To clarify this point, David Chipperfield cites the renovation of Rockbund Museum in Shanghai, a commission his office handled, and one which is mundane in several regards: “There is nothing particularly memorable about what we did; it is quite invisible. But I have to admit that in the normal contemporary planning environment of Shanghai or most other developing cities it would be difficult to build from new anything so rich.” This can rightly be understood as an indictment of modern architecture, which is often fixed on outward appearance and is thereby inwardly destitute; Chipperfield believes that wrong decisions often have already been made by the time architects are called onto a project.

The Rockbund

The Rockbund is a collection of historic buildings located just to the north of the world-famous Bund in central Shanghai. They represent examples of Shanghai’s Art Deco style, characteristic of the city’s late nineteenth and early twentieth century architecture in which European building styles were combined with Asian elements. David Chipperfield Architects was commissioned to restore, upgrade and convert eleven historic buildings within this wider development. Photo: David Chipperfield Architects.
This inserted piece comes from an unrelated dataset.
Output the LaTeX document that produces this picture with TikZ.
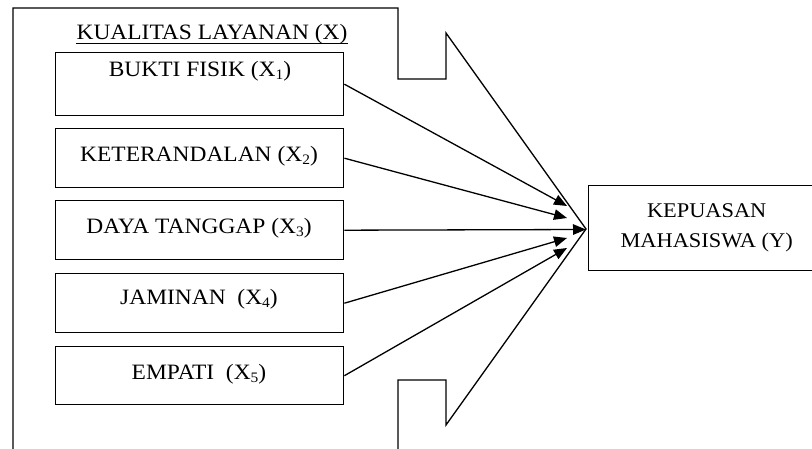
\documentclass[tikz,border=0pt]{standalone}
\usepackage{fontspec}
\setmainfont{Liberation Serif}[FakeStretch=1.07]
\usetikzlibrary{arrows.meta}
% lowered small index digit, as in X with a subscript
\newcommand\xsub[1]{\raisebox{-0.3ex}{\fontsize{14.5}{14.5}\selectfont #1}}
\begin{document}
\begin{tikzpicture}[x=1bp, y=-1bp, line width=1.3bp,
  every node/.style={font=\fontsize{22}{30}\selectfont},
  dimbox/.style={draw, line width=1.4bp, minimum width=288bp, minimum height=60bp,
    inner sep=0pt, anchor=north west},
  dimtext/.style={inner sep=0pt},
  link/.style={-{Triangle[length=13bp,width=10.5bp]}, line width=1.3bp}]
\useasboundingbox (0,0) rectangle (812,449);
\clip (0,0) rectangle (812,449);

% outer frame drawn as a broad arrow pointing right
\draw (13,449) -- (13,8) -- (398,8) -- (398,79) -- (446,79) -- (446,33)
  -- (586,229) -- (446,425) -- (446,380) -- (398,380) -- (398,449);

% heading of the group
\node[inner sep=0pt, anchor=base] (title) at (212,40) {KUALITAS LAYANAN (X)};
\draw[line width=0.9bp] ([yshift=-3bp]title.base west) -- ([yshift=-3bp]title.base east);

% dimension boxes
\node[dimbox, minimum height=63bp] (b1) at (55,52) {};
\node[dimbox, minimum height=59bp] (b2) at (55,128) {};
\node[dimbox, minimum height=59bp] (b3) at (55,200) {};
\node[dimbox, minimum height=59bp] (b4) at (55,273) {};
\node[dimbox, minimum height=58bp] (b5) at (55,346) {};

\node[dimtext] (l1) at (200,71)  {BUKTI FISIK (X\xsub{1})};
\node[dimtext] (l2) at (199,156) {KETERANDALAN (X\xsub{2})};
\node[dimtext] (l3) at (199,228) {DAYA TANGGAP (X\xsub{3})};
\node[dimtext] (l4) at (199,299) {JAMINAN~ (X\xsub{4})};
\node[dimtext] (l5) at (199,374) {EMPATI~ (X\xsub{5})};

% outcome box
\node[draw, line width=1.4bp, minimum width=236bp, minimum height=85bp, inner sep=0pt,
  anchor=north west, align=center, font=\fontsize{21}{30}\selectfont] (y) at (588,185)
  {KEPUASAN\\MAHASISWA (Y)};

% arrow tips gathered at the left of the outcome box
\coordinate (e1) at (567,206);
\coordinate (e2) at (567,218);
\coordinate (e3) at (586,229.5);
\coordinate (e4) at (567,238);
\coordinate (e5) at (567,248);

\draw[link] (b1.east) -- (e1);
\draw[link] (b2.east) -- (e2);
\draw[link] (b3.east) -- (e3);
\draw[link] (b4.east) -- (e4);
\draw[link] (b5.east) -- (e5);
\end{tikzpicture}
\end{document}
Architecture has always strived for durability, he asserts, “with buildings that give form to our collective values.” The communal visions have not been lost, but “we seem to have lost the machinery and will to impose other criteria than those inevitably delivered through the free market.” One could regret this. Or one can continue to believe “that architecture is the resistant physical means by which we can express our collective desires to belong to something bigger than ourselves.”